* start Extracted data *

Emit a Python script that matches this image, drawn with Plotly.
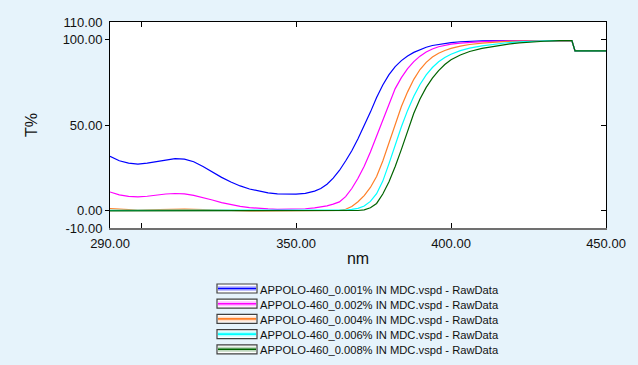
import plotly.graph_objects as go

# ---------------- data ----------------
WAVELENGTH = [290, 293, 296, 299, 302, 305, 308, 311, 314, 317, 320, 323, 326, 329, 332,
              335, 338, 341, 344, 347, 350, 353, 356, 358, 360, 362, 364, 366, 368, 370,
              372, 374, 376, 378, 380, 382, 384, 386, 388, 390, 392, 394, 396, 398, 400,
              403, 406, 410, 414, 418, 422, 426, 430, 435, 439, 440, 445, 450]

T_0001 = [31.8, 29.2, 27.8, 27.2, 27.8, 28.8, 29.8, 30.4, 30.1, 28.6, 25.8, 22.6, 19.5, 16.8, 14.5,
          12.7, 11.4, 10.5, 9.9, 9.6, 9.7, 10.2, 11.5, 13.0, 15.5, 19.0, 23.5, 29.0, 35.0, 42.0,
          49.5, 57.5, 66.0, 73.3, 79.3, 84.0, 87.5, 90.2, 92.3, 94.0, 95.3, 96.3, 97.0, 97.6, 98.0,
          98.5, 98.8, 99.0, 99.1, 99.2, 99.2, 99.2, 99.2, 99.2, 99.2, 93.2, 93.2, 93.2]

T_0002 = [11.0, 9.3, 8.4, 8.1, 8.5, 9.2, 9.8, 10.1, 9.9, 9.0, 7.8, 6.3, 4.8, 3.6, 2.6,
          1.9, 1.4, 1.1, 0.9, 0.9, 1.0, 1.2, 1.7, 2.2, 2.9, 3.9, 5.2, 8.3, 13.0, 19.0,
          26.0, 34.3, 43.5, 53.5, 63.0, 71.2, 77.6, 82.8, 86.9, 90.1, 92.5, 94.3, 95.6, 96.5, 97.1,
          97.7, 98.2, 98.6, 98.9, 99.0, 99.1, 99.2, 99.2, 99.2, 99.2, 93.2, 93.2, 93.2]

T_0004 = [1.3, 0.9, 0.6, 0.5, 0.6, 0.8, 0.9, 1.0, 1.0, 0.9, 0.7, 0.5, 0.3, 0.2, 0.1,
          0.0, 0.0, 0.0, 0.0, 0.0, 0.0, 0.0, 0.0, 0.0, 0.0, 0.1, 0.3, 0.9, 2.5, 5.3,
          8.9, 13.6, 20.0, 29.0, 39.8, 50.8, 60.8, 69.3, 76.6, 82.3, 86.5, 89.6, 91.8, 93.4, 94.6,
          95.9, 96.9, 97.7, 98.3, 98.7, 98.9, 99.0, 99.1, 99.2, 99.2, 93.2, 93.2, 93.2]

T_0006 = [0.3, 0.3, 0.2, 0.2, 0.2, 0.2, 0.3, 0.3, 0.3, 0.3, 0.2, 0.2, 0.2, 0.2, 0.2,
          0.2, 0.2, 0.2, 0.2, 0.2, 0.2, 0.2, 0.2, 0.2, 0.2, 0.2, 0.3, 0.5, 0.8, 1.4,
          2.8, 5.5, 10.0, 17.3, 27.5, 38.5, 49.0, 58.5, 66.7, 73.6, 79.2, 83.5, 86.8, 89.3, 91.2,
          93.3, 94.8, 96.1, 97.2, 97.9, 98.4, 98.8, 99.0, 99.2, 99.2, 93.2, 93.2, 93.2]

T_0008 = [0.0, 0.0, 0.0, 0.0, 0.0, 0.0, 0.0, 0.0, 0.0, 0.0, 0.0, 0.0, 0.0, 0.0, 0.0,
          0.0, 0.0, 0.0, 0.0, 0.0, 0.0, 0.0, 0.0, 0.0, 0.0, 0.0, 0.0, 0.0, 0.05, 0.2,
          0.6, 1.8, 4.3, 9.8, 17.0, 25.8, 35.8, 46.5, 56.8, 65.2, 71.9, 77.3, 81.7, 85.2, 88.0,
          90.8, 92.8, 94.6, 95.9, 97.0, 97.8, 98.4, 98.8, 99.1, 99.2, 93.2, 93.2, 93.2]

SERIES_NAMES = [
    "APPOLO-460_0.001% IN MDC.vspd - RawData",
    "APPOLO-460_0.002% IN MDC.vspd - RawData",
    "APPOLO-460_0.004% IN MDC.vspd - RawData",
    "APPOLO-460_0.006% IN MDC.vspd - RawData",
    "APPOLO-460_0.008% IN MDC.vspd - RawData",
]
SERIES_VALUES = [T_0001, T_0002, T_0004, T_0006, T_0008]
SERIES_COLORS = ["#0000FF", "#FF00FF", "#FF7F27", "#00FFFF", "#006400"]
SERIES_PALE = ["rgba(0,0,255,0.25)", "rgba(255,0,255,0.25)", "rgba(255,127,39,0.25)",
               "rgba(0,255,255,0.3)", "rgba(0,100,0,0.25)"]

X_LABEL_VALUES = [290, 350, 400, 450]
X_TICK_MARKS = [300, 350, 400]
Y_LABEL_VALUES = [-10, 0, 50, 100, 110]
Y_TICK_MARKS = [0, 50, 100]
X_RANGE = [290, 450]
Y_RANGE = [-10, 110]

# ---------------- layout geometry ----------------
W, H = 638, 365
ML, MR, MT, MB = 110, 32, 22, 137
PW, PH = W - ML - MR, H - MT - MB

def px_x(p):
    return (p - ML) / PW

def px_y(p):
    return (H - MB - p) / PH

FONT = "Arial, 'Liberation Sans', sans-serif"

fig = go.Figure()
for name, vals, col in zip(SERIES_NAMES, SERIES_VALUES, SERIES_COLORS):
    fig.add_trace(go.Scatter(x=WAVELENGTH, y=vals, name=name, mode="lines",
                             line=dict(color=col, width=1.2),
                             hoverinfo="x+y+name", showlegend=False))

# empty helper traces so the overlay axes are always rendered
for xa, ya in [("x2", "y"), ("x3", "y"), ("x", "y2"), ("x", "y3")]:
    fig.add_trace(go.Scatter(x=[None], y=[None], xaxis=xa, yaxis=ya,
                             showlegend=False, hoverinfo="skip"))

# legend drawn as boxed symbols + text (the instrument software style)
LEG_X0, LEG_W, LEG_H = 217, 40, 9
LEG_Y0, LEG_STEP = 288.5, 15.2
shapes, annotations = [], []
for i, (name, col, pale) in enumerate(zip(SERIES_NAMES, SERIES_COLORS, SERIES_PALE)):
    cy = LEG_Y0 + i * LEG_STEP
    shapes.append(dict(type="rect", xref="paper", yref="paper",
                       x0=px_x(LEG_X0), x1=px_x(LEG_X0 + LEG_W),
                       y0=px_y(cy - LEG_H / 2), y1=px_y(cy + LEG_H / 2),
                       line=dict(color="#404040", width=1.2), fillcolor="#FFFFFF"))
    shapes.append(dict(type="line", xref="paper", yref="paper",
                       x0=px_x(LEG_X0 + 1), x1=px_x(LEG_X0 + LEG_W - 1),
                       y0=px_y(cy), y1=px_y(cy),
                       line=dict(color=pale, width=5)))
    shapes.append(dict(type="line", xref="paper", yref="paper",
                       x0=px_x(LEG_X0 + 1), x1=px_x(LEG_X0 + LEG_W - 1),
                       y0=px_y(cy), y1=px_y(cy),
                       line=dict(color=col, width=1.6)))
    annotations.append(dict(text=name, xref="paper", yref="paper",
                            x=px_x(LEG_X0 + LEG_W + 0.5), y=px_y(cy + 1),
                            xanchor="left", yanchor="middle", showarrow=False,
                            font=dict(size=11.2, color="#111111", family=FONT)))

common = dict(showgrid=False, zeroline=False)

fig.update_layout(
    width=W, height=H,
    paper_bgcolor="#E6F3FB", plot_bgcolor="#FFFFFF",
    margin=dict(l=ML, r=MR, t=MT, b=MB, autoexpand=False),
    font=dict(family=FONT, size=13, color="#111111"),
    showlegend=False,
    shapes=shapes, annotations=annotations,
    xaxis=dict(range=X_RANGE, showline=True, linecolor="#707070", linewidth=2,
               ticks="inside", tickvals=X_TICK_MARKS, ticklen=5, tickcolor="#000000",
               tickwidth=1, showticklabels=False, **common),
    xaxis2=dict(range=X_RANGE, overlaying="x", side="top", anchor="y",
                showline=True, linecolor="#000000", linewidth=1,
                ticks="inside", tickvals=X_TICK_MARKS, ticklen=5, tickcolor="#000000",
                showticklabels=False, **common),
    xaxis3=dict(range=X_RANGE, overlaying="x", side="bottom", anchor="y",
                showline=False, ticks="outside", ticklen=3, tickcolor="rgba(0,0,0,0)",
                tickvals=X_LABEL_VALUES,
                ticktext=[f"{v:.2f}" for v in X_LABEL_VALUES],
                title=dict(text="nm", standoff=3), **common),
    yaxis=dict(range=Y_RANGE, showline=True, linecolor="#000000", linewidth=1,
               ticks="outside", ticklen=4, tickcolor="rgba(0,0,0,0)",
               tickvals=Y_LABEL_VALUES,
               ticktext=[f"{v:.2f}" for v in Y_LABEL_VALUES],
               title=dict(text="T%", standoff=21), **common),
    yaxis2=dict(range=Y_RANGE, overlaying="y", side="left", anchor="x",
                showline=False, ticks="outside", ticklen=4, tickcolor="#000000",
                tickvals=Y_TICK_MARKS, showticklabels=False, **common),
    yaxis3=dict(range=Y_RANGE, overlaying="y", side="right", anchor="x",
                showline=True, linecolor="#000000", linewidth=1,
                ticks="inside", ticklen=5, tickcolor="#000000",
                tickvals=Y_TICK_MARKS, showticklabels=False, **common),
)

fig.write_html("out.html", config={"displayModeBar": False},
               post_script="document.body.style.margin='0';document.body.style.overflow='hidden';")
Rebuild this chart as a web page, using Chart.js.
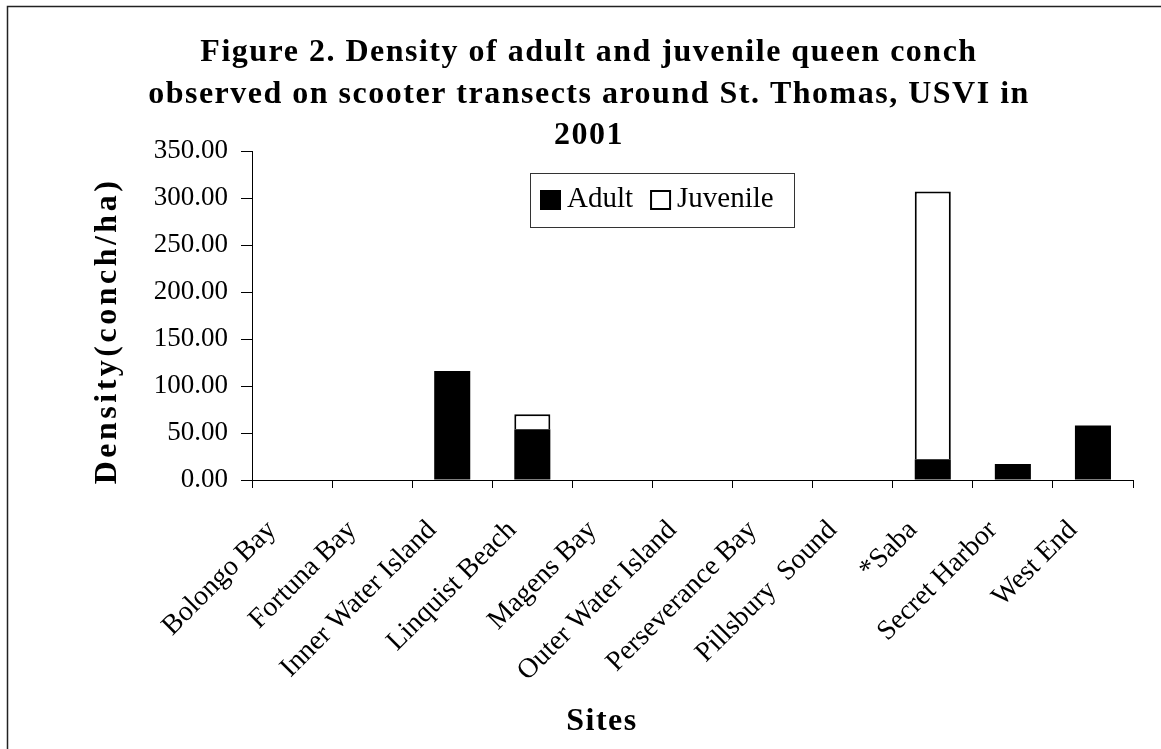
<!DOCTYPE html>
<html>
<head>
<meta charset="utf-8">
<script src="https://cdn.jsdelivr.net/npm/chart.js"></script>
<style>
  body { margin: 0; background: #fff; }
  canvas { display: block; }
</style>
</head>
<body>
<canvas id="myCanvas" width="1161" height="749"></canvas>
<script>
const sites = [
  "Bolongo Bay", "Fortuna Bay", "Inner Water Island", "Linquist Beach",
  "Magens Bay", "Outer Water Island", "Perseverance Bay", "Pillsbury  Sound",
  "*Saba", "Secret Harbor", "West End"
];
const adult    = [0, 0, 116, 54, 0, 0, 0, 0, 22, 17, 58];
const juvenile = [0, 0, 0, 16, 0, 0, 0, 0, 285, 0, 0];
const yMax = 350;
const yStep = 50;

const titleLines = [
  "Figure 2. Density of adult and juvenile queen conch",
  "observed on scooter transects around St. Thomas, USVI in",
  "2001"
];
const yTitle = "Density(conch/ha)";
const xTitle = "Sites";

const serif = "'Liberation Serif', 'Times New Roman', serif";

// titles, boxed legend and the page frame are painted by hand
const decorations = {
  id: "decorations",
  afterDraw(chart) {
    const ctx = chart.ctx;
    ctx.save();

    ctx.strokeStyle = "#222";
    ctx.lineWidth = 1.5;
    ctx.beginPath();
    ctx.moveTo(7.5, 749);
    ctx.lineTo(7.5, 6.5);
    ctx.lineTo(1161, 6.5);
    ctx.stroke();

    ctx.fillStyle = "#000";
    ctx.textAlign = "center";
    ctx.textBaseline = "middle";
    ctx.font = "bold 32px " + serif;
    ctx.letterSpacing = "1.5px";
    titleLines.forEach((line, i) => ctx.fillText(line, 589, 53 + i * 41.5));

    ctx.fillText(xTitle, 602, 722);

    ctx.save();
    ctx.translate(108, 331);
    ctx.rotate(-Math.PI / 2);
    ctx.letterSpacing = "3.5px";
    ctx.fillText(yTitle, 0, 0);
    ctx.restore();

    // legend
    ctx.font = "29px " + serif;
    ctx.letterSpacing = "0px";
    ctx.textAlign = "left";
    let x = 540;
    chart.data.datasets.forEach((ds) => {
      ctx.fillStyle = ds.backgroundColor;
      ctx.fillRect(x, 190, 21, 20);
      if (ds.borderWidth) {
        ctx.strokeStyle = "#000";
        ctx.lineWidth = 2;
        ctx.strokeRect(x + 1, 191, 19, 18);
      }
      x += 27;
      ctx.fillStyle = "#000";
      ctx.fillText(ds.label, x, 199);
      x += ctx.measureText(ds.label).width + 17;
    });
    ctx.strokeStyle = "#333";
    ctx.lineWidth = 1;
    ctx.strokeRect(530.5, 173.5, 264, 54);

    ctx.restore();
  }
};

new Chart(document.getElementById("myCanvas"), {
  type: "bar",
  data: {
    labels: sites,
    datasets: [
      {
        label: "Adult",
        data: adult,
        backgroundColor: "#000",
        borderWidth: 0
      },
      {
        label: "Juvenile",
        data: juvenile,
        backgroundColor: "#fff",
        borderColor: "#000",
        borderWidth: 2
      }
    ]
  },
  options: {
    responsive: false,
    animation: false,
    barPercentage: 0.45,
    categoryPercentage: 1.0,
    layout: { padding: { left: 7, right: 28, top: 151, bottom: 0 } },
    plugins: {
      legend: { display: false },
      title: { display: false },
      tooltip: { enabled: false }
    },
    scales: {
      x: {
        stacked: true,
        grid: { offset: true, drawOnChartArea: false, tickLength: 8, color: "#000" },
        border: { color: "#000", width: 1 },
        ticks: {
          color: "#000",
          font: { family: serif, size: 28 },
          minRotation: 45,
          maxRotation: 45,
          autoSkip: false,
          padding: 26,
          labelOffset: -20
        },
        afterFit(scale) { scale.height = 749 - 480; }
      },
      y: {
        stacked: true,
        min: 0,
        max: yMax,
        grid: { drawOnChartArea: false, tickLength: 11, color: "#000" },
        border: { color: "#000", width: 1 },
        ticks: {
          stepSize: yStep,
          color: "#000",
          font: { family: serif, size: 27 },
          padding: 13,
          callback: (v) => v.toFixed(2)
        },
        afterFit(scale) { scale.width = 252 - 7; }
      }
    }
  },
  plugins: [decorations]
});
</script>
</body>
</html>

* end Extracted data *

Task brief =
Take out nothing but the lines from the one containing "Rebuild this chart" to the one containing "ctx.strokeRect(530.5, 173.5, 264, 54);", inclusive, retyped exactly. Drop the pictures.

Solved exercise =
Rebuild this chart as a web page, using Chart.js.
<!DOCTYPE html>
<html>
<head>
<meta charset="utf-8">
<script src="https://cdn.jsdelivr.net/npm/chart.js"></script>
<style>
  body { margin: 0; background: #fff; }
  canvas { display: block; }
</style>
</head>
<body>
<canvas id="myCanvas" width="1161" height="749"></canvas>
<script>
const sites = [
  "Bolongo Bay", "Fortuna Bay", "Inner Water Island", "Linquist Beach",
  "Magens Bay", "Outer Water Island", "Perseverance Bay", "Pillsbury  Sound",
  "*Saba", "Secret Harbor", "West End"
];
const adult    = [0, 0, 116, 54, 0, 0, 0, 0, 22, 17, 58];
const juvenile = [0, 0, 0, 16, 0, 0, 0, 0, 285, 0, 0];
const yMax = 350;
const yStep = 50;

const titleLines = [
  "Figure 2. Density of adult and juvenile queen conch",
  "observed on scooter transects around St. Thomas, USVI in",
  "2001"
];
const yTitle = "Density(conch/ha)";
const xTitle = "Sites";

const serif = "'Liberation Serif', 'Times New Roman', serif";

// titles, boxed legend and the page frame are painted by hand
const decorations = {
  id: "decorations",
  afterDraw(chart) {
    const ctx = chart.ctx;
    ctx.save();

    ctx.strokeStyle = "#222";
    ctx.lineWidth = 1.5;
    ctx.beginPath();
    ctx.moveTo(7.5, 749);
    ctx.lineTo(7.5, 6.5);
    ctx.lineTo(1161, 6.5);
    ctx.stroke();

    ctx.fillStyle = "#000";
    ctx.textAlign = "center";
    ctx.textBaseline = "middle";
    ctx.font = "bold 32px " + serif;
    ctx.letterSpacing = "1.5px";
    titleLines.forEach((line, i) => ctx.fillText(line, 589, 53 + i * 41.5));

    ctx.fillText(xTitle, 602, 722);

    ctx.save();
    ctx.translate(108, 331);
    ctx.rotate(-Math.PI / 2);
    ctx.letterSpacing = "3.5px";
    ctx.fillText(yTitle, 0, 0);
    ctx.restore();

    // legend
    ctx.font = "29px " + serif;
    ctx.letterSpacing = "0px";
    ctx.textAlign = "left";
    let x = 540;
    chart.data.datasets.forEach((ds) => {
      ctx.fillStyle = ds.backgroundColor;
      ctx.fillRect(x, 190, 21, 20);
      if (ds.borderWidth) {
        ctx.strokeStyle = "#000";
        ctx.lineWidth = 2;
        ctx.strokeRect(x + 1, 191, 19, 18);
      }
      x += 27;
      ctx.fillStyle = "#000";
      ctx.fillText(ds.label, x, 199);
      x += ctx.measureText(ds.label).width + 17;
    });
    ctx.strokeStyle = "#333";
    ctx.lineWidth = 1;
    ctx.strokeRect(530.5, 173.5, 264, 54);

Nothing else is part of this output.